» **Problem description**
Copy out the lines of the records below, and only those lines, from the one with "Rebuild this chart" through the one with "0.949, 0.965, 0.979, 0.991, 1.000]", exactly as they appear.

Data extracted from a collection:
####

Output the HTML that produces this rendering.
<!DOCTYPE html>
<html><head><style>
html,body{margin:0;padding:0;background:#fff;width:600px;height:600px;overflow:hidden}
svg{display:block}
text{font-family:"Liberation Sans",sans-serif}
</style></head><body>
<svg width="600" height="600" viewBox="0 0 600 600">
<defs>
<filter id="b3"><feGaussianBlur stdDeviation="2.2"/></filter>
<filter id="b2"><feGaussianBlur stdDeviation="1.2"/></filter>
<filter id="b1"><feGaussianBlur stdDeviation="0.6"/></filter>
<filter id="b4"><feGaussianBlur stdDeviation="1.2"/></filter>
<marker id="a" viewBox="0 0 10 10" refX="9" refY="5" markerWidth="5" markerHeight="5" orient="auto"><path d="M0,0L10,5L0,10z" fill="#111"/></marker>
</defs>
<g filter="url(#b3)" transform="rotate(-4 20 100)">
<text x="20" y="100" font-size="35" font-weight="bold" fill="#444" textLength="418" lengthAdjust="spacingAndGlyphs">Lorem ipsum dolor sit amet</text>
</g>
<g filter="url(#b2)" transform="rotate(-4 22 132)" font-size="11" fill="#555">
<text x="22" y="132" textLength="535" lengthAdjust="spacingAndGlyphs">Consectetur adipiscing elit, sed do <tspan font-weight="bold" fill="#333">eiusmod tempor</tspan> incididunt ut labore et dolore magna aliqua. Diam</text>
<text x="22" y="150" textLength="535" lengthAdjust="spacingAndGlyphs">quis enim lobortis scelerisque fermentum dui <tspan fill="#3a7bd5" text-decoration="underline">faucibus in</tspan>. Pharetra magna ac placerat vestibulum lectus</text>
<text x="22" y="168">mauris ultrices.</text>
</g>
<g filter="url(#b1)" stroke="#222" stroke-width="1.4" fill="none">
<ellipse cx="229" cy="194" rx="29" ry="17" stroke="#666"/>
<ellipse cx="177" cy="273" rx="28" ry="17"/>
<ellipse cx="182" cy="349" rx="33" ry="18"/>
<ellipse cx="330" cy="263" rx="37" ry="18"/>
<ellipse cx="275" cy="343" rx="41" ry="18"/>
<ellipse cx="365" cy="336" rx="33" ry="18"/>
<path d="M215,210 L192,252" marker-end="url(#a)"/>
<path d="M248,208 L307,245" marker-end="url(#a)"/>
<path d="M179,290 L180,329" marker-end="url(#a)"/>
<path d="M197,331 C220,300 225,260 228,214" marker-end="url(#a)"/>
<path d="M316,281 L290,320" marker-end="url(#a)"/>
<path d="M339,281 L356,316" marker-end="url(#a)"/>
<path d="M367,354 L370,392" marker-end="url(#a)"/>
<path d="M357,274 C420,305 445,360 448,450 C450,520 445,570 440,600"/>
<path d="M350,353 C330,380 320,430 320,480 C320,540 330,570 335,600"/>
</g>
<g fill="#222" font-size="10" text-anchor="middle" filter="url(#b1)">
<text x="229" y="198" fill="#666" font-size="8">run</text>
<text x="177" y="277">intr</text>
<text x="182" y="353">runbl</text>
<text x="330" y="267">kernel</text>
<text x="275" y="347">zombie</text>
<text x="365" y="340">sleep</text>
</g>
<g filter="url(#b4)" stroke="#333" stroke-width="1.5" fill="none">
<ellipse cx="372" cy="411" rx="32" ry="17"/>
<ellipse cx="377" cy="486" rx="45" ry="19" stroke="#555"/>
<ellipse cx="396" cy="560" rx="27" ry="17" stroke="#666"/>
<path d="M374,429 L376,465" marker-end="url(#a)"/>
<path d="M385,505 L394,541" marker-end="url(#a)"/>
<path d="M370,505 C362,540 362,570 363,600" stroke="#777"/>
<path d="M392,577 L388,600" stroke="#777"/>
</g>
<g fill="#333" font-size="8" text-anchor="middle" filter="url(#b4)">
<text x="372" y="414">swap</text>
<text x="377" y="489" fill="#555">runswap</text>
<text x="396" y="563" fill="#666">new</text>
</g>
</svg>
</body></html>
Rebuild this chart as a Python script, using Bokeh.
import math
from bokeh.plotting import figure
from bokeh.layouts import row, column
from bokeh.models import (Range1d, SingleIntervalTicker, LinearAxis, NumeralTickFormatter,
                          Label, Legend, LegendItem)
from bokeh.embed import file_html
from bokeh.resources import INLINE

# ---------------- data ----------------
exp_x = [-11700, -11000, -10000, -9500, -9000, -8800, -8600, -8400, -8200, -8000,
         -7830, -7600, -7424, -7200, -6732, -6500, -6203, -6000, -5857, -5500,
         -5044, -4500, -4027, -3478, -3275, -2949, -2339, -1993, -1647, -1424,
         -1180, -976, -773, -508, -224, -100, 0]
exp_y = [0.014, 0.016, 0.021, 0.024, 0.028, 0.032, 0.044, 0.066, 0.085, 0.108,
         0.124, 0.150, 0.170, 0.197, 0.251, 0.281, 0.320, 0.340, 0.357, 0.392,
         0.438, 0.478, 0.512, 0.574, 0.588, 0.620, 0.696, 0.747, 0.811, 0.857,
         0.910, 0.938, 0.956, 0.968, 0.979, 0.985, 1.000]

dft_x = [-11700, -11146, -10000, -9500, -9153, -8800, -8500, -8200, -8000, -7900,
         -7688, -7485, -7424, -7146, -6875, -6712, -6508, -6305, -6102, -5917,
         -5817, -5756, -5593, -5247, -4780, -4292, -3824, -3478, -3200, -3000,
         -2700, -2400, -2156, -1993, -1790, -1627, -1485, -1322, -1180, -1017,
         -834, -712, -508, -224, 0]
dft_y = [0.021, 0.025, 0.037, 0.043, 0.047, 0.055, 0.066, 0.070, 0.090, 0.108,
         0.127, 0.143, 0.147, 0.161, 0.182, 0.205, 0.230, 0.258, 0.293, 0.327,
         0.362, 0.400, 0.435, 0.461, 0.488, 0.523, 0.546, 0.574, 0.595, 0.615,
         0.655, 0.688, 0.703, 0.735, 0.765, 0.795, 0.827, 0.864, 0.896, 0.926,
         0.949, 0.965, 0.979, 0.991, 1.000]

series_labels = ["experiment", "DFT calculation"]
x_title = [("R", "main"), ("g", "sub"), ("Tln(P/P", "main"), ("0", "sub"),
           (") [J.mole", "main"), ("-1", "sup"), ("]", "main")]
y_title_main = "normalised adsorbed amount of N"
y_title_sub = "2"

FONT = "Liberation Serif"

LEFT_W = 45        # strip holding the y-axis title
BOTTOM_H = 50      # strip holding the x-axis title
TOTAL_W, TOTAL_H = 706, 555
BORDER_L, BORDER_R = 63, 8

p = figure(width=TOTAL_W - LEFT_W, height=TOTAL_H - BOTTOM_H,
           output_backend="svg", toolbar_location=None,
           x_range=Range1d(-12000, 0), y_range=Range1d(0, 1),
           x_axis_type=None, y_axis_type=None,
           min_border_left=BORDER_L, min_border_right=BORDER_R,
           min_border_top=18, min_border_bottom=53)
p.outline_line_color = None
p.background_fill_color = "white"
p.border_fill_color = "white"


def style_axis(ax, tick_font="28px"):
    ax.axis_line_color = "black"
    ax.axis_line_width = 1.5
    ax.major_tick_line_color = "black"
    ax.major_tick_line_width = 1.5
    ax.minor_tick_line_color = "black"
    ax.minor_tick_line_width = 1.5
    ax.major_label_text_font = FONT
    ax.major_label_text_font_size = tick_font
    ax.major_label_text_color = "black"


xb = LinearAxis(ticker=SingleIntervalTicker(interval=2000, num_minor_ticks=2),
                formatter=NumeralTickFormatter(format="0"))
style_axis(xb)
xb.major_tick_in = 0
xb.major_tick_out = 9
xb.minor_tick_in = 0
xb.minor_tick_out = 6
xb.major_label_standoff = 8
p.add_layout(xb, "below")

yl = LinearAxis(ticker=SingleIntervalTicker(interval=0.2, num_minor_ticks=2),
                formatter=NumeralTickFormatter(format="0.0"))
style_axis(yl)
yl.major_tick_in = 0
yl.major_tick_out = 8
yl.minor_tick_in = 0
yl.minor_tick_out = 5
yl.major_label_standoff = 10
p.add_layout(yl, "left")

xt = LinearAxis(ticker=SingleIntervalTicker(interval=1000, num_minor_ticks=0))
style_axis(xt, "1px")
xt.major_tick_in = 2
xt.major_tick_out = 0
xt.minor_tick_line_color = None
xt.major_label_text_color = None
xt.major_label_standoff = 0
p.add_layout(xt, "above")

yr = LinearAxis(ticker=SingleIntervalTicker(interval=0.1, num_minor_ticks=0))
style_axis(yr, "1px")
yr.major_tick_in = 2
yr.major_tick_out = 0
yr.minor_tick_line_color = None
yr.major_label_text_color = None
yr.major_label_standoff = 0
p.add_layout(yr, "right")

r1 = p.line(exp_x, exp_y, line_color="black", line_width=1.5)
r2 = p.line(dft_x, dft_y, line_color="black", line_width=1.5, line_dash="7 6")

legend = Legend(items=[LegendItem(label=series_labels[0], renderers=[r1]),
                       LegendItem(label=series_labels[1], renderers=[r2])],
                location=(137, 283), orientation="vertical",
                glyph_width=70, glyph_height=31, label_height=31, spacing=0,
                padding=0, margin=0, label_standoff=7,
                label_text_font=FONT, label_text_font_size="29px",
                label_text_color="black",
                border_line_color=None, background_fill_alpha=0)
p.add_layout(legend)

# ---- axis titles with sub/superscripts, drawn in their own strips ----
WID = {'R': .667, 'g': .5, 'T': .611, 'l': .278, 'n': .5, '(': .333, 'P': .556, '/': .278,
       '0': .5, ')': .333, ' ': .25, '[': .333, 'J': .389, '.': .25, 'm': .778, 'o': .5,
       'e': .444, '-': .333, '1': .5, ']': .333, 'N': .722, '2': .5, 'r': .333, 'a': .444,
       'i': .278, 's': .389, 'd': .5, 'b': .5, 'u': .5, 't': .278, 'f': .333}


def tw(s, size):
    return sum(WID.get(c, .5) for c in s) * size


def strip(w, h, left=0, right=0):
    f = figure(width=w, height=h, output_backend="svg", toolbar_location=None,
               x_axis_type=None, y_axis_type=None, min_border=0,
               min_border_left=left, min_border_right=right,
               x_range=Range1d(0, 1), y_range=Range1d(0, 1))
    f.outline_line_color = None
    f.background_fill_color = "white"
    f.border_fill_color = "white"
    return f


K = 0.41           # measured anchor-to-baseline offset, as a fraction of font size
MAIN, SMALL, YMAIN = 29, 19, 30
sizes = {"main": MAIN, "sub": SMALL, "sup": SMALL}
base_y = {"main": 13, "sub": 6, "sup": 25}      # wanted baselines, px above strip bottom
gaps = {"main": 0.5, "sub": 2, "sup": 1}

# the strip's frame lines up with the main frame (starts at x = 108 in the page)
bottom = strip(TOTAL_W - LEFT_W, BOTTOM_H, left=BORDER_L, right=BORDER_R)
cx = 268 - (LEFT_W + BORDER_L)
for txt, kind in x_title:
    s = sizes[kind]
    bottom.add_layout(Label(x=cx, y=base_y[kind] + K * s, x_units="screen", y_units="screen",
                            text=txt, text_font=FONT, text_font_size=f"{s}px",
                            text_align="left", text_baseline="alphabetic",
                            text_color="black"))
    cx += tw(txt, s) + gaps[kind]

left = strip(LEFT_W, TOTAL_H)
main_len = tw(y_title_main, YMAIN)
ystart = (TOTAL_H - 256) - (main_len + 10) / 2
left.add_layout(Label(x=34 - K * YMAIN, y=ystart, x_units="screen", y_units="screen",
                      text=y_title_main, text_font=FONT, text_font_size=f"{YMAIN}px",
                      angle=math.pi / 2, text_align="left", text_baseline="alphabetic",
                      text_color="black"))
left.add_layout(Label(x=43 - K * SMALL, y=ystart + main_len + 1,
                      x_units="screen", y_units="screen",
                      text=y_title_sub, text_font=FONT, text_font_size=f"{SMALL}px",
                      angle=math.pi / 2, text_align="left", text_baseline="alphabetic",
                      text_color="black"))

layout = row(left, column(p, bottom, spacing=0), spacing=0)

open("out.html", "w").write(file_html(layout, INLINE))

####

» **Reply**
Rebuild this chart as a Python script, using Bokeh.
import math
from bokeh.plotting import figure
from bokeh.layouts import row, column
from bokeh.models import (Range1d, SingleIntervalTicker, LinearAxis, NumeralTickFormatter,
                          Label, Legend, LegendItem)
from bokeh.embed import file_html
from bokeh.resources import INLINE

# ---------------- data ----------------
exp_x = [-11700, -11000, -10000, -9500, -9000, -8800, -8600, -8400, -8200, -8000,
         -7830, -7600, -7424, -7200, -6732, -6500, -6203, -6000, -5857, -5500,
         -5044, -4500, -4027, -3478, -3275, -2949, -2339, -1993, -1647, -1424,
         -1180, -976, -773, -508, -224, -100, 0]
exp_y = [0.014, 0.016, 0.021, 0.024, 0.028, 0.032, 0.044, 0.066, 0.085, 0.108,
         0.124, 0.150, 0.170, 0.197, 0.251, 0.281, 0.320, 0.340, 0.357, 0.392,
         0.438, 0.478, 0.512, 0.574, 0.588, 0.620, 0.696, 0.747, 0.811, 0.857,
         0.910, 0.938, 0.956, 0.968, 0.979, 0.985, 1.000]

dft_x = [-11700, -11146, -10000, -9500, -9153, -8800, -8500, -8200, -8000, -7900,
         -7688, -7485, -7424, -7146, -6875, -6712, -6508, -6305, -6102, -5917,
         -5817, -5756, -5593, -5247, -4780, -4292, -3824, -3478, -3200, -3000,
         -2700, -2400, -2156, -1993, -1790, -1627, -1485, -1322, -1180, -1017,
         -834, -712, -508, -224, 0]
dft_y = [0.021, 0.025, 0.037, 0.043, 0.047, 0.055, 0.066, 0.070, 0.090, 0.108,
         0.127, 0.143, 0.147, 0.161, 0.182, 0.205, 0.230, 0.258, 0.293, 0.327,
         0.362, 0.400, 0.435, 0.461, 0.488, 0.523, 0.546, 0.574, 0.595, 0.615,
         0.655, 0.688, 0.703, 0.735, 0.765, 0.795, 0.827, 0.864, 0.896, 0.926,
         0.949, 0.965, 0.979, 0.991, 1.000]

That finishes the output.